Brahmā and Indra were sold to Masuda Takashi of Mitsui in 1906 for a price of 2000 yen. The statues, missing hands, head, and feet, were sent to Niiro Chunosuke, founder of the Nihon Bijutsuin, for conservation and repairs, which were completed by 1927. The pair were put on display at the Masuda residence in Shinagawa.
In 1964, in the leadup to the 1964 Tokyo Olympics, the President of the IOC, Avery Brundage, also an avid art collector, was building up the inaugural collection of the Asian Art Museum (then called the Center of Asian Art and Culture) which was prepped for opening in 1966. The statues were purchased from the Masuda family for 138,000 USD.

== Description ==
Kōfuku-ji's Brahmā and Indra is considered the oldest surviving Japanese depiction of the deities. Cross-referenced depictions of the pair also include the Tōdai-ji Brahmā and Indra, dated to the 8th century, and currently housed in the Hokke-do.
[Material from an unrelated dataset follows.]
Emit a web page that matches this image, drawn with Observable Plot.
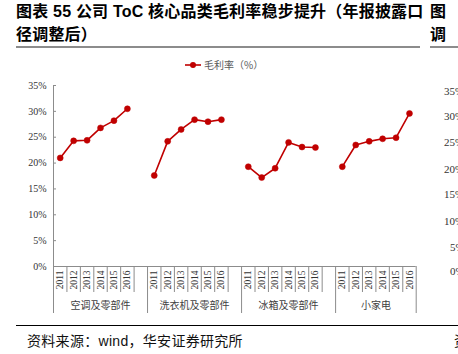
<!DOCTYPE html>
<html>
<head>
<meta charset="utf-8">
<script src="https://cdn.jsdelivr.net/npm/d3@7"></script>
<script src="https://cdn.jsdelivr.net/npm/@observablehq/plot@0.6"></script>
<style>
  body { margin:0; width:458px; height:354px; overflow:hidden; position:relative; background:#fff; font-family:"Liberation Sans","Noto Sans CJK SC",sans-serif; }
  .abs { position:absolute; white-space:nowrap; }
  #title { left:16px; top:0px; font-size:16px; font-weight:bold; line-height:23px; letter-spacing:0.2px; color:#000; }
  #title2 { left:430px; top:0px; font-size:16px; font-weight:bold; line-height:23px; color:#000; }
  .rule1 { top:46px; height:2px; background:#8c8c8c; }
  .rule2 { top:325px; height:1px; background:#000; }
  #source { left:27px; top:332px; font-size:14px; line-height:18px; letter-spacing:0.3px; color:#111; }
  #legend { left:184px; top:58px; font-size:10px; line-height:14px; color:#595959; font-family:"Noto Sans CJK SC",sans-serif; display:flex; align-items:center; }
  .rtick { left:444px; font-size:11px; font-family:"Liberation Serif",serif; color:#333; }
  #chart { position:absolute; left:0; top:50px; }
</style>
</head>
<body>
<div id="title" class="abs">图表 55 公司 ToC 核心品类毛利率稳步提升（年报披露口<br>径调整后）</div>
<div id="title2" class="abs">图<br>调</div>
<div class="abs rule1" style="left:16px;width:404px"></div>
<div class="abs rule1" style="left:430px;width:28px"></div>
<div id="chart"></div>
<div id="legend" class="abs"></div>
<div id="rightTicks"></div>
<div class="abs rule2" style="left:16px;width:442px"></div>
<div id="source" class="abs">资料来源：wind，华安证券研究所</div>
<div class="abs" style="left:454px;top:332px;font-size:14px;line-height:18px;color:#111">资</div>
<script>
// ---- data ----
const years = ["2011", "2012", "2013", "2014", "2015", "2016"];
const groups = ["空调及零部件", "洗衣机及零部件", "冰箱及零部件", "小家电"];
const acMargin = [21.0, 24.3, 24.4, 26.8, 28.2, 30.5];   // 空调及零部件
const wmMargin = [17.6, 24.2, 26.5, 28.4, 28.0, 28.4];   // 洗衣机及零部件
const frMargin = [19.3, 17.2, 19.0, 24.0, 23.1, 23.0];   // 冰箱及零部件
const saMargin = [19.3, 23.5, 24.2, 24.7, 24.9, 29.6];   // 小家电
const yTickValues = [0, 5, 10, 15, 20, 25, 30, 35];
const seriesName = "毛利率（%）";

const red = "#C00000";
const grey = "#8c8c8c";
const seriesByGroup = [acMargin, wmMargin, frMargin, saMargin];
const slotsPerGroup = years.length + 1; // each group is followed by one empty slot
const lastSlot = (groups.length - 1) * slotsPerGroup + years.length;

const rows = [];
groups.forEach((g, gi) => {
  years.forEach((yr, yi) => {
    rows.push({group: g, year: yr, slot: gi * slotsPerGroup + yi + 0.5, value: seriesByGroup[gi][yi] / 100});
  });
});
const groupSpans = groups.map((g, gi) => {
  const start = gi * slotsPerGroup;
  const end = Math.min(start + slotsPerGroup, lastSlot);
  return {group: g, start, end, mid: (start + end) / 2};
});
const boundaries = [0, ...groupSpans.map(d => d.end)];
const yearEdges = [];
groupSpans.forEach(s => { for (let k = 1; k <= years.length; k++) { const e = s.start + k; if (e < s.end) yearEdges.push(e); } });

const chart = Plot.plot({
  width: 458,
  height: 270,
  marginLeft: 53,
  marginRight: 42.3,
  marginTop: 35,
  marginBottom: 54,
  x: {domain: [0, lastSlot], axis: null},
  y: {domain: [0, 0.35], axis: null},
  style: {background: "transparent", overflow: "visible"},
  marks: [
    Plot.axisY(yTickValues.map(v => v / 100), {
      label: null, tickSize: 0, tickPadding: 7,
      tickFormat: d => Math.round(d * 100) + "%",
      fontSize: 10, fontFamily: "Liberation Serif, serif", fill: "#333"
    }),
    Plot.ruleY(yTickValues.map(v => v / 100), {x1: 0, x2: 0, insetRight: -3, stroke: grey}),
    Plot.ruleY([0], {stroke: grey}),
    Plot.ruleX([0], {y1: 0, y2: 0.35, stroke: grey}),
    Plot.ruleX(boundaries, {y1: 0, y2: 0, insetBottom: -47, stroke: grey}),
    Plot.ruleX(yearEdges, {y1: 0, y2: 0, insetBottom: -26, stroke: grey}),
    Plot.text(rows, {x: "slot", y: () => 0, text: "year", rotate: -90, textAnchor: "end", dy: 4,
      fontSize: 9.5, fontFamily: "Liberation Serif, serif", fill: "#333"}),
    Plot.text(groupSpans, {x: "mid", y: () => 0, text: "group", dy: 39,
      fontSize: 10, fontFamily: "Noto Sans CJK SC, sans-serif", fill: "#404040"}),
    Plot.line(rows, {x: "slot", y: "value", z: "group", stroke: red, strokeWidth: 1.6}),
    Plot.dot(rows, {x: "slot", y: "value", r: 3, fill: red, stroke: red, strokeWidth: 0.5})
  ]
});
document.getElementById("chart").appendChild(chart);

// legend
document.getElementById("legend").innerHTML =
  `<svg width="18" height="14" style="margin-right:2px"><line x1="1" y1="7" x2="17" y2="7" stroke="${red}" stroke-width="1.6"/><circle cx="9" cy="7" r="3" fill="${red}"/></svg><span>${seriesName}</span>`;

// right-hand neighbouring chart's axis labels (cropped in the reference)
const rightTops = [92, 117, 143, 170, 195, 222, 248, 272];
const rt = document.getElementById("rightTicks");
yTickValues.slice().reverse().forEach((v, i) => {
  const d = document.createElement("div");
  d.className = "abs rtick";
  d.style.top = (rightTops[i] - 7) + "px";
  d.style.left = (v < 10 ? 450 : 444) + "px";
  d.textContent = v + "%";
  rt.appendChild(d);
});
</script>
</body>
</html>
Through the hollow dry lacquer technique, or dakkatsu kanshitsu, the pair were made of a clay core with wood support, layered with hemp cloth soaked in lacquer, like papier-mâché. After the coating hardened, the clay was removed with new wooden supports serving as the skeleton of the sculpture. The finishing details to the surface was made with sawdust and lacquer paste (kokuso), which rendered the finer details of the sculpture, and finished with polychromy. Given the light weight of lacquer, it allowed the sculptures to be evacuated during fires, and in addition proved water-proof and bug-resistant to decay. Subsequent repairs by Niiro Chunosuke included metal fasteners to attach the repaired head to the internal wood support, revealed through X-ray's by the Asian Art Museum for the Brahmā sculpture.